Material
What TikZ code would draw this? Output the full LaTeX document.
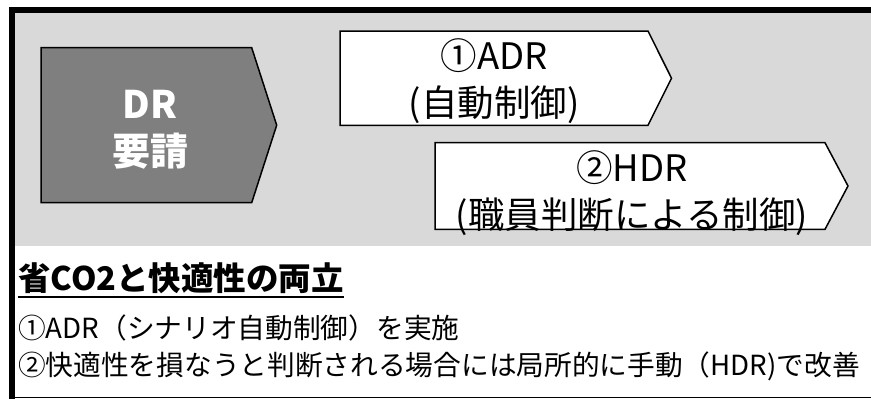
\documentclass[tikz,border=0pt]{standalone}
\usepackage{fontspec}
\newfontfamily\jp{Noto Sans CJK JP}
\definecolor{panelgray}{HTML}{D9D9D9}
\definecolor{drgray}{HTML}{7F7F7F}
\definecolor{baseline}{HTML}{A6A6A6}
\begin{document}
\begin{tikzpicture}[x=1pt,y=-1pt,
  frame/.style={draw=black,line width=6pt},
  whitebox/.style={fill=white,draw=black,line width=1.5pt,line join=miter},
  drbox/.style={fill=drgray,draw=black,line width=1.5pt,line join=miter},
  boxtext/.style={font=\jp\fontsize{36.5}{46}\selectfont,anchor=base,inner sep=0pt},
  drtext/.style={font=\jp\bfseries\fontsize{38}{47}\selectfont,text=white,anchor=base,inner sep=0pt},
  headtext/.style={font=\jp\bfseries\fontsize{32.5}{38}\selectfont,anchor=base west,inner sep=0pt},
  bodytext/.style={font=\jp\fontsize{27.7}{37}\selectfont,anchor=base west,inner sep=0pt}]
\useasboundingbox (0,0) rectangle (871,399);
\fill[white] (0,0) rectangle (871,399);
% gray panel
\fill[panelgray] (12,10) rectangle (871,246);
% bottom thin line
\draw[baseline,line width=1pt] (15,397.5) -- (871,397.5);
% thick frame (left and top)
\draw[frame] (12,399) -- (12,10) -- (871,10);
% DR request pentagon
\draw[drbox] (41,47.7) -- (251.7,47.7) -- (276.7,125.2) -- (251.7,202.7) -- (41,202.7) -- cycle;
\node[drtext] (dr1) at (150,118.5) {DR};
\node[drtext] (dr2) at (150,165.5) {要請};
% ADR pentagon
\draw[whitebox] (340,31) -- (648,31) -- (671.5,78.2) -- (648,125.3) -- (340,125.3) -- cycle;
\node[boxtext] (adr1) at (494,69.5) {①ADR};
\node[boxtext] (adr2) at (494,116.5) {(自動制御)};
% HDR pentagon
\draw[whitebox] (435,142.7) -- (825,142.7) -- (848,186) -- (825,229.3) -- (435,229.3) -- cycle;
\node[boxtext] (hdr1) at (632,181.5) {②HDR};
\node[boxtext] (hdr2) at (632,228.5) {(職員判断による制御)};
% bottom texts
\node[headtext] (head) at (18,290) {省CO2と快適性の両立};
\draw[line width=2pt] ([yshift=-6.5pt]head.base west) -- ([yshift=-6.5pt]head.base east);
\node[bodytext] (l1) at (18,338.5) {①ADR（シナリオ自動制御）を実施};
\node[bodytext] (l2) at (18,375.5) {②快適性を損なうと判断される場合には局所的に手動（HDR)で改善};
\end{tikzpicture}
\end{document}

Do this
Out of the material above, gather each line where "draw" appears.

Solution to this problem
What TikZ code would draw this? Output the full LaTeX document.
  frame/.style={draw=black,line width=6pt},
  whitebox/.style={fill=white,draw=black,line width=1.5pt,line join=miter},
  drbox/.style={fill=drgray,draw=black,line width=1.5pt,line join=miter},
\draw[baseline,line width=1pt] (15,397.5) -- (871,397.5);
\draw[frame] (12,399) -- (12,10) -- (871,10);
\draw[drbox] (41,47.7) -- (251.7,47.7) -- (276.7,125.2) -- (251.7,202.7) -- (41,202.7) -- cycle;
\draw[whitebox] (340,31) -- (648,31) -- (671.5,78.2) -- (648,125.3) -- (340,125.3) -- cycle;
\draw[whitebox] (435,142.7) -- (825,142.7) -- (848,186) -- (825,229.3) -- (435,229.3) -- cycle;
\draw[line width=2pt] ([yshift=-6.5pt]head.base west) -- ([yshift=-6.5pt]head.base east);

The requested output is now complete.